Ahead of the conference, activists had worried their voices would be curtailed in the highly secured tourist resort in Egypt, where public demonstrations are effectively banned and activists have struggled to operate legally amid a far-reaching crackdown on political dissent.
Egypt had said it would allow protests within confined zones at COP27.
White said civic groups had worked hard through the year before the summit to ensure its agenda included the issue of compensating poor nations for losses and damages already incurred in climate-fueled disasters, like floods or wildfires.
“We’re moving from the premise this year that climate finance is not a matter of charity … but rather a matter of equity and justice, and that we’re not asking anymore, simply saying: It’s time to pay up.”
One of the organizers noted that rain-driven floods in Nigeria had claimed hundreds of lives in recent months.
“Can adaptation fund pay for that? Can adaptation fund pay for the infrastructure destroyed, or the farms that have been destroyed, means of livelihood of people that have been destroyed. It cannot pay for that,” said John Baaki, deputy executive director of the Women’s Environmental Programme.
Pressure from developing nations has helped put the issue of loss and damage payments on the conference agenda for the first time in U.N. climate negotiations.
At yet another small gathering, about 20 protesters demanded an end to fossil fuel use, chanting: “What do we want? Climate justice … when do we want it? Now!

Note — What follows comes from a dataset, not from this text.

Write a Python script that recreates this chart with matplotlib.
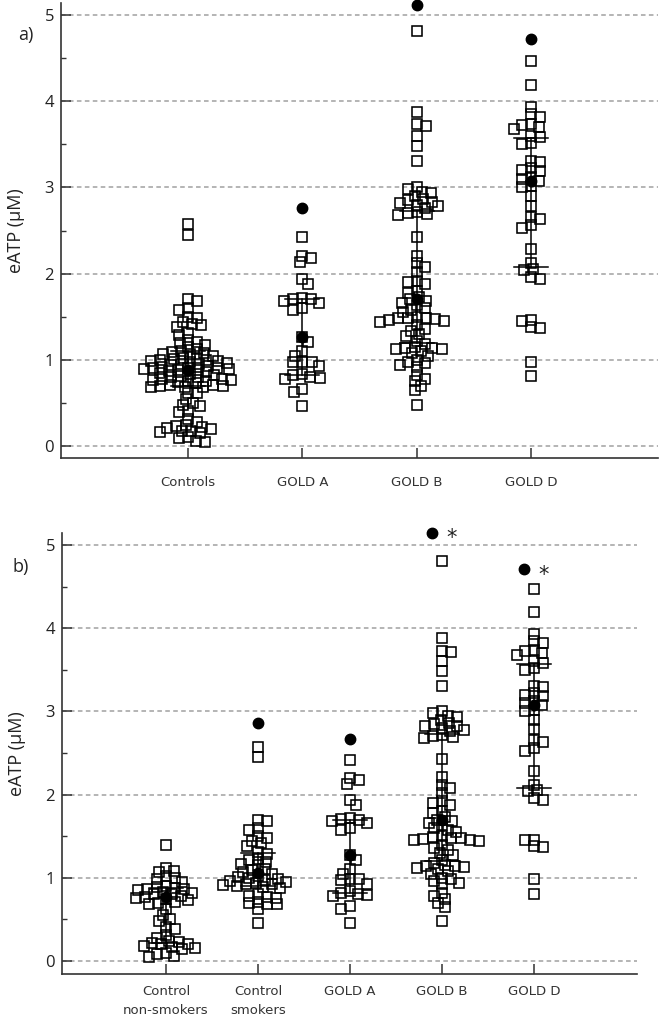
import numpy as np
import matplotlib
matplotlib.use('Agg')
import matplotlib.pyplot as plt
from matplotlib.ticker import MultipleLocator

plt.rcParams['font.family'] = ['Open Sans', 'DejaVu Sans']

# ---------------- data (eATP, µM) ----------------
control_nonsmokers = [1.40, 1.12, 1.08, 1.07, 1.02, 1.00, 0.99, 0.95, 0.90, 0.89, 0.88, 0.87,
                      0.86, 0.85, 0.83, 0.82, 0.81, 0.80, 0.78, 0.77, 0.76, 0.74, 0.73, 0.71,
                      0.70, 0.68, 0.62, 0.55, 0.50, 0.48, 0.41, 0.39, 0.31, 0.28, 0.24, 0.23,
                      0.22, 0.21, 0.20, 0.18, 0.17, 0.16, 0.15, 0.10, 0.09, 0.06, 0.05]
control_smokers = [2.57, 2.45, 1.70, 1.68, 1.60, 1.58, 1.50, 1.48, 1.44, 1.42, 1.38, 1.31,
                   1.29, 1.23, 1.21, 1.19, 1.17, 1.15, 1.10, 1.09, 1.07, 1.05, 1.02, 1.01,
                   1.00, 0.99, 0.97, 0.96, 0.95, 0.94, 0.93, 0.92, 0.91, 0.90, 0.89, 0.88,
                   0.80, 0.78, 0.77, 0.76, 0.71, 0.70, 0.69, 0.68, 0.62, 0.46]
gold_a = [2.42, 2.20, 2.18, 2.13, 1.94, 1.88, 1.72, 1.71, 1.70, 1.68, 1.66, 1.60, 1.58,
          1.27, 1.21, 1.10, 1.05, 0.98, 0.98, 0.97, 0.93, 0.84, 0.82, 0.80, 0.79, 0.78,
          0.66, 0.63, 0.46]
gold_b = [4.81, 3.88, 3.73, 3.71, 3.60, 3.48, 3.31, 3.01, 2.98, 2.95, 2.93, 2.90, 2.86,
          2.85, 2.83, 2.82, 2.80, 2.78, 2.76, 2.72, 2.70, 2.69, 2.68, 2.43, 2.21, 2.12,
          2.08, 2.02, 1.92, 1.90, 1.88, 1.80, 1.78, 1.73, 1.70, 1.68, 1.66, 1.64, 1.60,
          1.58, 1.55, 1.50, 1.49, 1.48, 1.48, 1.47, 1.46, 1.45, 1.44, 1.40, 1.36, 1.34,
          1.30, 1.28, 1.22, 1.18, 1.15, 1.14, 1.14, 1.13, 1.12, 1.10, 1.08, 1.05, 1.00,
          0.98, 0.96, 0.94, 0.92, 0.82, 0.78, 0.75, 0.70, 0.65, 0.48]
gold_d = [4.47, 4.19, 3.93, 3.85, 3.82, 3.74, 3.72, 3.70, 3.68, 3.60, 3.58, 3.52, 3.50,
          3.31, 3.29, 3.22, 3.20, 3.19, 3.12, 3.10, 3.08, 3.02, 3.00, 2.90, 2.79, 2.66,
          2.63, 2.56, 2.53, 2.28, 2.12, 2.05, 2.04, 1.96, 1.94, 1.46, 1.45, 1.38, 1.37,
          0.98, 0.81]
controls = control_nonsmokers + control_smokers

cats_a = ['Controls', 'GOLD A', 'GOLD B', 'GOLD D']
groups_a = [controls, gold_a, gold_b, gold_d]
median_a = [0.88, 1.27, 1.70, 3.08]
q1_a = [0.70, 0.82, 1.20, 2.08]
q3_a = [1.10, 1.70, 2.73, 3.57]
top_a = [np.nan, 2.76, 5.12, 4.72]

cats_b = ['Control\nnon-smokers', 'Control\nsmokers', 'GOLD A', 'GOLD B', 'GOLD D']
groups_b = [control_nonsmokers, control_smokers, gold_a, gold_b, gold_d]
median_b = [0.77, 1.06, 1.27, 1.70, 3.08]
q1_b = [0.22, 0.90, 0.82, 1.20, 2.08]
q3_b = [0.88, 1.30, 1.70, 2.73, 3.57]
top_b = [np.nan, 2.86, 2.67, 5.15, 4.71]
star_b = ['', '', '', '*', '*']

W, H = 659, 1023
fig = plt.figure(figsize=(W / 100, H / 100), dpi=100)


def px_axes(l, t, r, b):
    return fig.add_axes([l / W, 1 - b / H, (r - l) / W, (b - t) / H])


def swarm(ax, pos, values, w=9.5, h=6.2):
    """Elliptical beeswarm layout computed in pixel space."""
    vals = np.asarray(values, float)
    pts = ax.transData.transform(np.column_stack([np.full(len(vals), pos), vals]))
    ypx = pts[:, 1]
    xc = pts[0, 0]
    order = np.argsort(-ypx)
    placed = []
    offs = np.zeros(len(vals))
    flip = 1
    for i in order:
        y = ypx[i]
        near = [(xo, yo) for xo, yo in placed if abs(yo - y) < h]
        cands = [0.0]
        for xo, yo in near:
            dx = w * np.sqrt(max(0.0, 1 - ((yo - y) / h) ** 2))
            cands += [xo + dx, xo - dx]
        cands = sorted(set(np.round(cands, 3)), key=lambda c: (abs(c), -flip * np.sign(c)))
        for c in cands:
            ok = True
            for xo, yo in near:
                if ((c - xo) / w) ** 2 + ((y - yo) / h) ** 2 < 1 - 1e-3:
                    ok = False
                    break
            if ok:
                offs[i] = c
                if c != 0:
                    flip = -flip
                break
        placed.append((offs[i], y))
    xdata = ax.transData.inverted().transform(np.column_stack([xc + offs, ypx]))[:, 0]
    return xdata


def style(ax, cats, ylab_pad, xpad):
    for s in ['top', 'right']:
        ax.spines[s].set_visible(False)
    for s in ['left', 'bottom']:
        ax.spines[s].set_color('#333333')
        ax.spines[s].set_linewidth(1.2)
    ax.yaxis.set_major_locator(MultipleLocator(1))
    ax.yaxis.set_minor_locator(MultipleLocator(0.5))
    ax.tick_params(axis='y', which='major', direction='in', length=7, width=1.1,
                   labelsize=12, pad=5, colors='#333333', labelcolor='#222222')
    ax.tick_params(axis='y', which='minor', direction='in', length=3.5, width=1.0,
                   colors='#333333')
    ax.set_xticks(range(len(cats)))
    ax.set_xticklabels(cats, fontsize=9.5, family='DejaVu Sans', color='#333333',
                       linespacing=1.6)
    ax.tick_params(axis='x', direction='in', length=7, width=1.1, pad=xpad, colors='#333333')
    ax.grid(axis='y', which='major', color='#a0a0a0', linestyle=(0, (3, 2.2)), linewidth=1.1)
    ax.set_axisbelow(True)
    ax.set_ylabel('eATP (μM)', fontsize=13, color='#222222', labelpad=ylab_pad)


def panel(ax, cats, groups, med, q1, q3, top, cap_half, stars=None):
    for i, vals in enumerate(groups):
        xs = swarm(ax, i, vals)
        ax.plot(xs, vals, linestyle='none', marker='s', markersize=6.6,
                markerfacecolor='none', markeredgecolor='black', markeredgewidth=1.15,
                zorder=3)
        ax.plot([i, i], [q1[i], q3[i]], color='black', lw=1.1, zorder=4)
        ax.plot([i - cap_half, i + cap_half], [q1[i], q1[i]], color='black', lw=1.1, zorder=4)
        ax.plot([i - cap_half, i + cap_half], [q3[i], q3[i]], color='black', lw=1.1, zorder=4)
        ax.plot([i], [med[i]], marker='o', markersize=7.5, color='black', zorder=5)
        if not np.isnan(top[i]):
            shift = 0.0
            if stars is not None and stars[i]:
                shift = -0.11
            ax.plot([i + shift], [top[i]], marker='o', markersize=7.5, color='black',
                    zorder=5, clip_on=False)
            if stars is not None and stars[i]:
                ax.annotate(stars[i], xy=(i + shift, top[i]), xytext=(14, -4),
                            textcoords='offset points', ha='center', va='center',
                            fontsize=15, family='DejaVu Sans', color='#222222')


# ---------------- panel a ----------------
ax1 = px_axes(61, 3, 658, 458)
ax1.set_xlim(-1.11, 4.11)
ax1.set_ylim(-0.139, 5.139)
style(ax1, cats_a, 14, 13)
panel(ax1, cats_a, groups_a, median_a, q1_a, q3_a, top_a, 0.15)
fig.text(18 / W, 1 - 35 / H, 'a)', fontsize=13, ha='left', va='center', color='#222222')

# ---------------- panel b ----------------
ax2 = px_axes(62, 533, 637, 974)
ax2.set_xlim(-1.13, 5.12)
ax2.set_ylim(-0.156, 5.144)
style(ax2, cats_b, 14, 8)
panel(ax2, cats_b, groups_b, median_b, q1_b, q3_b, top_b, 0.185, stars=star_b)
fig.text(12 / W, 1 - 567 / H, 'b)', fontsize=13, ha='left', va='center', color='#222222')

fig.savefig('out.png', dpi=100)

Now!”
Youth activist Lucky Abeng of the Pan African Climate Justice Alliance said the group wanted world leaders to take the financing agenda seriously.
“Adaptation financing and also climate financing for Africa, it’s nonnegotiable,” he said. “Our future as young people is at stake.”
Earlier Wednesday outside the main summit venue, in the “green zone” area set up for business exhibitions and civil society groups, 32 students stood still in a line in front of cameras while holding up placards on how climate change is destroying coral reefs, which are a key attraction in Sharm el-Sheikh, where the conference is being held.